One of the key ways the Aboriginal Land Rights Act 1983 provides land rights to Aboriginal people is by enabling Aboriginal Land Councils to make claims for ‘claimable Crown lands’. If the Crown Lands Minister is satisfied that the whole or part of the land is ‘claimable Crown lands’, the Minister must grant the claim and transfer the land to the claimant Aboriginal Land Council, which may then sell the land to fund its purposes. Accordingly, the definition of ‘claimable Crown lands’ is important.

The definition of ‘claimable Crown lands’ excludes ‘lands which, in the opinion of a Crown Lands Minister, are needed or are likely to be needed as residential lands’ (s 36(1)(b1)).

In order for this subsection to apply, the Crown Lands Minister must form the opinion that the land claimed is needed or is likely to be needed as residential land. In previous decisions, the Court has said that:

  1. the assessment needs to be made by the Minister by reference to the date the claims were made, not the date the claims were determined
  2. the Minister, not a departmental officer, must personally form the opinion
  3. the opinion may be formed by reference to direct evidence or inferentially on the whole of the evidence.

This often creates a factual vortex because claims are often not determined until years after the claims were made. Within that period, it is not unusual for the Crown Lands Minister to have changed – indeed, the government may also have changed.

In circumstances where the person who is the Crown Lands Minister at the time the claim is made is not the person who is the Crown Lands Minister at the time of determination, how do you determine the opinion of the Crown Lands Minister at the date the claims were made?

In the recent case of Minister Administering the Crown Lands Act v New South Wales Aboriginal Land Council [2016] NSWCA 253 (Crown Lands Minister v NSWALC), the Court of Appeal concluded that a proper construction of s 36(1)(b1) does not require that the Minister’s opinion to be actually and subjectively held. Justice Leeming said ‘it … must be the case that the requisite opinion is one which can be imputed to him, on the relevant date’. One of the reasons for this construction is that the relevant Minister will almost certainly not have formed an actual opinion about the claimed land on the date the claim is lodged. That is, it is improbable that the Minister at the time will have turned his or her mind to the actual claim on the date that the claim is made.

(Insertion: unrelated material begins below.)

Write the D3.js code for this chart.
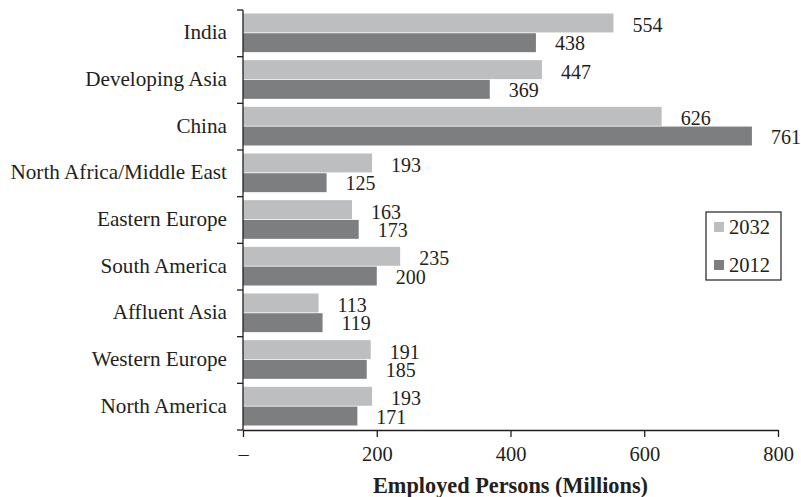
<!DOCTYPE html>
<html>
<head>
<meta charset="utf-8">
<script src="https://cdn.jsdelivr.net/npm/d3@7"></script>
<style>
  html, body { margin: 0; padding: 0; background: #fff; }
  svg text { font-family: "Liberation Serif", "Times New Roman", serif; fill: #231f20; }
</style>
</head>
<body>
<svg id="chart" width="801" height="497"></svg>
<script>
// Employed persons by region, millions
const regions = ["India", "Developing Asia", "China", "North Africa/Middle East",
  "Eastern Europe", "South America", "Affluent Asia", "Western Europe", "North America"];
const years = ["2032", "2012"];
const values2032 = [554, 447, 626, 193, 163, 235, 113, 191, 193];
const values2012 = [438, 369, 761, 125, 173, 200, 119, 185, 171];
const xTicks = [0, 200, 400, 600, 800];
const colors = ["#bdbec0", "#7d7e80"];

const svg = d3.select("#chart");
const plotLeft = 243, plotRight = 778, plotTop = 10, plotBottom = 430;

const x = d3.scaleLinear().domain([0, 800]).range([plotLeft, plotRight]);
const y = d3.scaleBand().domain(regions).range([plotTop, plotBottom]).paddingInner(0).paddingOuter(0);
const ySub = d3.scaleBand().domain(years).range([3.5, y.bandwidth() - 4.5]).paddingInner(0.04);
const color = d3.scaleOrdinal().domain(years).range(colors);
const labelShift = { "2032": 9, "2012": 7.5 };

const rows = regions.map((r, i) => ({ region: r, vals: [
  { year: "2032", v: values2032[i] },
  { year: "2012", v: values2012[i] }
]}));

const g = svg.selectAll("g.row").data(rows).join("g")
  .attr("class", "row")
  .attr("transform", d => `translate(0,${y(d.region)})`);

g.selectAll("rect").data(d => d.vals).join("rect")
  .attr("x", x(0))
  .attr("y", d => ySub(d.year))
  .attr("width", d => x(d.v) - x(0))
  .attr("height", ySub.bandwidth())
  .attr("fill", d => color(d.year));

g.selectAll("text.val").data(d => d.vals).join("text")
  .attr("class", "val")
  .attr("x", d => x(d.v) + 19)
  .attr("y", d => ySub(d.year) + ySub.bandwidth() / 2 + labelShift[d.year])
  .attr("font-size", 20)
  .text(d => d.v);

// Left axis: line with ticks at band boundaries, labels centred on each band
const yEdges = regions.map(r => y(r)).concat([y.range()[1]]);
svg.append("line")
  .attr("x1", plotLeft).attr("x2", plotLeft)
  .attr("y1", plotTop).attr("y2", plotBottom)
  .attr("stroke", "#231f20").attr("stroke-width", 1.3);
svg.selectAll("line.ytick").data(yEdges).join("line")
  .attr("class", "ytick")
  .attr("x1", plotLeft - 6).attr("x2", plotLeft)
  .attr("y1", d => d).attr("y2", d => d)
  .attr("stroke", "#231f20").attr("stroke-width", 1.3);
svg.selectAll("text.cat").data(regions).join("text")
  .attr("class", "cat")
  .attr("x", 227)
  .attr("y", d => y(d) + y.bandwidth() / 2 + 6)
  .attr("text-anchor", "end")
  .attr("font-size", 21.2)
  .text(d => d);

// Bottom axis
const xAxis = d3.axisBottom(x)
  .tickValues(xTicks)
  .tickFormat(d => d === 0 ? "–" : d)
  .tickSize(7)
  .tickSizeOuter(0)
  .tickPadding(9);
const ax = svg.append("g").attr("transform", `translate(0,${plotBottom})`).call(xAxis);
ax.select(".domain").attr("stroke", "#231f20").attr("stroke-width", 1.3);
ax.selectAll(".tick line").attr("stroke", "#231f20").attr("stroke-width", 1.3);
ax.selectAll(".tick text")
  .attr("font-size", 20.5)
  .attr("font-family", "Liberation Serif, serif")
  .attr("fill", "#231f20");

svg.append("text")
  .attr("x", (x(0) + x(800)) / 2 - 0)
  .attr("y", 492.5)
  .attr("text-anchor", "middle")
  .attr("font-size", 22.3)
  .attr("font-weight", "bold")
  .text("Employed Persons (Millions)");

// Legend
const lg = svg.append("g").attr("transform", "translate(706,212)");
lg.append("rect")
  .attr("width", 75).attr("height", 68)
  .attr("fill", "#fff").attr("stroke", "#231f20").attr("stroke-width", 1.2);
years.forEach((yr, i) => {
  const row = lg.append("g").attr("transform", `translate(0,${15 + i * 38})`);
  row.append("rect").attr("x", 8).attr("y", -5).attr("width", 10).attr("height", 10)
    .attr("fill", color(yr));
  row.append("text").attr("x", 23).attr("y", 7).attr("font-size", 20.5).text(yr);
});
</script>
</body>
</html>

This construction was applied in Crown Lands Minister v NSWALC as follows:

  1. In 1986, as a result of a direction of the Premier, an area including the whole of Lot 489 in DP755242 and Lots 7043 and 7044 in DP93598 were identified as a housing project.
  2. In 1989, the Koompahtoo Local Aboriginal Land Council lodged a claim over the whole of Lot 489, but not Lots 7043 and 7044.
  3. In July 2004, after 15 years, the Minister, refused the claim of the Koompahtoo Local Aboriginal Land Council on the basis that the land was needed, or likely to be needed, as residential lands. That decision was never challenged.
  4. Since 2004, Tetratheci Juncea had been identified on the land. Tetratheca Juncea is listed as a vulnerable species in Schedule 2 of the Threatened Species Conservation Act 1995 (NSW).
  5. On 3 November 2008, the Lake Macquarie City Council released the Morisset Structure Plan which identified that the majority of the claimed land was described as ‘land with biodiversity values’ and was not intended for residential use.
  6. In February 2009, claims were made by the NSW Aboriginal Land Council in relation to all three lots (Lots 489, 7043 and 7044).
  7. On 14 April 2014, the Crown Lands Ministers (there were two at the time) asserted their satisfaction that the bulk of the lands were ‘needed or likely to be needed for residential land’. As a result, the lands were not ‘claimable Crown lands’ under the Act.
  8. The NSW Aboriginal Land Council appealed that decision to the Land and Environment Court and orders were made requiring that the land be transferred to the Biraban Local Aboriginal Land Council. The Land and Environment Court:
    • identified that it was the opinion of the Crown Lands Minister in February 2009 which was relevant, not the opinion of the Joint Crown Lands Ministers on 14 April 2014
    • was not satisfied that the Minister’s decision in July 2004 with respect to the 1989 claim for Lot 489 could be imputed to the Minister in February 2009 with respect to the NSW Aboriginal Land Council’s claim for Lots 489, 7043 and 7044. The Court was not satisfied that the relevant Minister would have concluded that Lots 489, 7043 and 7044 were needed or likely to be needed as residential land after Tetratheci Juncea had been identified. That is, the circumstances with respect to the land had changed since 2004. Whist the Court of Appeal took issue with the language used and process undertaken by the Land and Environment Court, it ultimately accepted the conclusion was open to the Court.

This case highlights the difficulty in applying the ‘residential lands’ exclusion to the definition of ‘claimable Crown lands’ in the Act. Indeed, in a previous case, Justice Basten in the Court of Appeal observed that the drafting of section 36(1)(b1) will make it hard for the Minster to establish that the exception is made out. That prediction is certainly correct.